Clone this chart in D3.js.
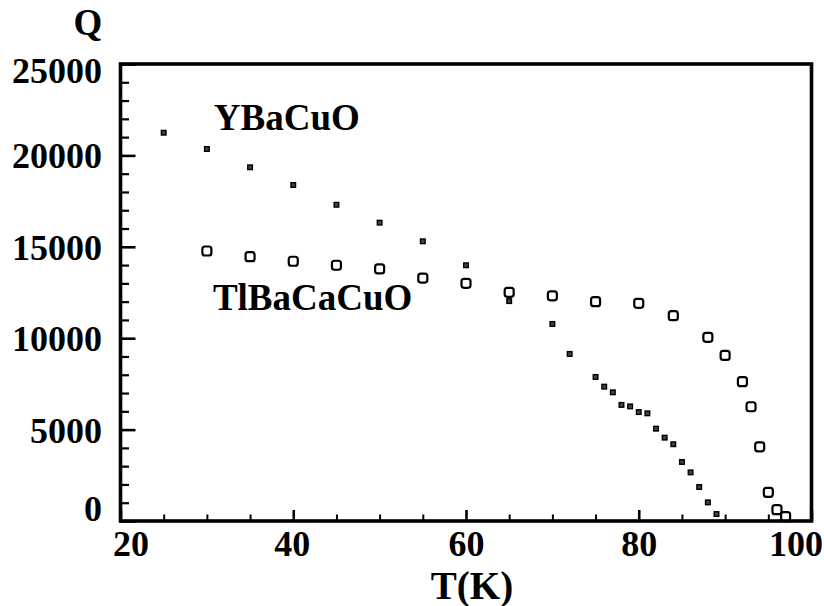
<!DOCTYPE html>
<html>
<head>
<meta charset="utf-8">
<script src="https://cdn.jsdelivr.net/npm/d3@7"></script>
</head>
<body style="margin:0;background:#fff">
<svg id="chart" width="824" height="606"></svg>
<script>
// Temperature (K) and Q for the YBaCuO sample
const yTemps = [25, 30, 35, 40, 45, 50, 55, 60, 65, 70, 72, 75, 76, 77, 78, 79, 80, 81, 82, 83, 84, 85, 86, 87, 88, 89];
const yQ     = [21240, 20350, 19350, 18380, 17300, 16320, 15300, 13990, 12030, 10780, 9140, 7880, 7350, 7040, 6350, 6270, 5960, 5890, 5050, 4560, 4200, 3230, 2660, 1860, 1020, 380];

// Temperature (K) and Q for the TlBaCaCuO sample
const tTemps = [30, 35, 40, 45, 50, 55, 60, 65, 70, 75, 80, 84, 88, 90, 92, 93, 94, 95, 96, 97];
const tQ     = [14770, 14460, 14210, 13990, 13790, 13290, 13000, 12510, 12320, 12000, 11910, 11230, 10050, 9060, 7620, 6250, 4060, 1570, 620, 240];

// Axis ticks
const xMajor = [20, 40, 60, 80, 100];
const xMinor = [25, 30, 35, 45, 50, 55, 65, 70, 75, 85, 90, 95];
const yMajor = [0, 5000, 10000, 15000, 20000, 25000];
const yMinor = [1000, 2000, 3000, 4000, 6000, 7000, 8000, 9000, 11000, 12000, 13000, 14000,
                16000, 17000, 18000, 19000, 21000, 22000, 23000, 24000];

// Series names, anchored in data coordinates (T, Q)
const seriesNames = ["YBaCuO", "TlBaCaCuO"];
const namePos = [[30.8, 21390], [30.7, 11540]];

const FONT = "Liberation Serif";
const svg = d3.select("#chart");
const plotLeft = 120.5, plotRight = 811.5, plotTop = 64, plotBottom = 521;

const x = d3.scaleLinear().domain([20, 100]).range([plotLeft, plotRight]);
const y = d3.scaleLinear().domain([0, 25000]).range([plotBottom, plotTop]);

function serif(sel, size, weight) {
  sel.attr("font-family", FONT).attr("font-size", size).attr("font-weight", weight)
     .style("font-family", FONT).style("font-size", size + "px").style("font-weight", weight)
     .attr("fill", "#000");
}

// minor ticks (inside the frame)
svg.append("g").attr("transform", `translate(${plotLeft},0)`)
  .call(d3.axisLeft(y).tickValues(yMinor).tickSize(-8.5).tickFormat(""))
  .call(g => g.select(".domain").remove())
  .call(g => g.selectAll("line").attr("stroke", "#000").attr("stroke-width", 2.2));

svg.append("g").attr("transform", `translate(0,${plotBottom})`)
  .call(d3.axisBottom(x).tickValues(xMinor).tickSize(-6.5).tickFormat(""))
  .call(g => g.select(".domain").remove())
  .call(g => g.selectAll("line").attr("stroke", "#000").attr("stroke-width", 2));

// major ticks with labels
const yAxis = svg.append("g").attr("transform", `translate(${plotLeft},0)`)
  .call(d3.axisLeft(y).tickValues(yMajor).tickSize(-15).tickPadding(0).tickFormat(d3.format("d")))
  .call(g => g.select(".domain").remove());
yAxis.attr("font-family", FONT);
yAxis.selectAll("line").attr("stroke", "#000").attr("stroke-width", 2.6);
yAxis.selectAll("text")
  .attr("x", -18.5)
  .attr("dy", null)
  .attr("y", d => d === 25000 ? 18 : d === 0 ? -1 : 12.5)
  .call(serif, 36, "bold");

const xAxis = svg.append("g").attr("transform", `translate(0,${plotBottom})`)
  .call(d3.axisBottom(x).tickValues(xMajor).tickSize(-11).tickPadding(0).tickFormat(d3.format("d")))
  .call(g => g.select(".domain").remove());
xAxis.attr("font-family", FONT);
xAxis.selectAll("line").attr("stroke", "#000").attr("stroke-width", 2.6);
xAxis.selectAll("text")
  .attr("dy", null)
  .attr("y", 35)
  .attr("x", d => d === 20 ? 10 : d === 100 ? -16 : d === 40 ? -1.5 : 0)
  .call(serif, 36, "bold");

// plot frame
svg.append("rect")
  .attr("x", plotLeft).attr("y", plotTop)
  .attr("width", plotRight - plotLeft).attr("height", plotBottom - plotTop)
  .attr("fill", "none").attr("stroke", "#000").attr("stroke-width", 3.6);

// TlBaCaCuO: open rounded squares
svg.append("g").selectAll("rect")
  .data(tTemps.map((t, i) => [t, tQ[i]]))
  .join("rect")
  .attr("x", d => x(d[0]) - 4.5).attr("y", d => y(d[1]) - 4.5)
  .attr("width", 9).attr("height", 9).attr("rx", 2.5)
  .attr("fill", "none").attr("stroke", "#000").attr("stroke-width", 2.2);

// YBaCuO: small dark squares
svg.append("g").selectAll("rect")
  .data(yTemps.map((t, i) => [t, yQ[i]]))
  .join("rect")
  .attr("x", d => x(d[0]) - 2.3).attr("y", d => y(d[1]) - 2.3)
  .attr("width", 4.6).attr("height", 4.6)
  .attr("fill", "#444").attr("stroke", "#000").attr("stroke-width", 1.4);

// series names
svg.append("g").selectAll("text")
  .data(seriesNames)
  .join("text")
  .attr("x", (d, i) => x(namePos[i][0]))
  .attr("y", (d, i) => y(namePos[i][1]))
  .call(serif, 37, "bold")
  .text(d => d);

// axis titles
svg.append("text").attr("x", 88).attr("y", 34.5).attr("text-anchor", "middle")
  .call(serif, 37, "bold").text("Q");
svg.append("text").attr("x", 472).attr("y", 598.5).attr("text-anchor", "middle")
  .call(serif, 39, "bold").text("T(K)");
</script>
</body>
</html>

» TASK BRIEF
Report how many lines include the word "chart". Give nothing but the number.

» WRITTEN REPLY
3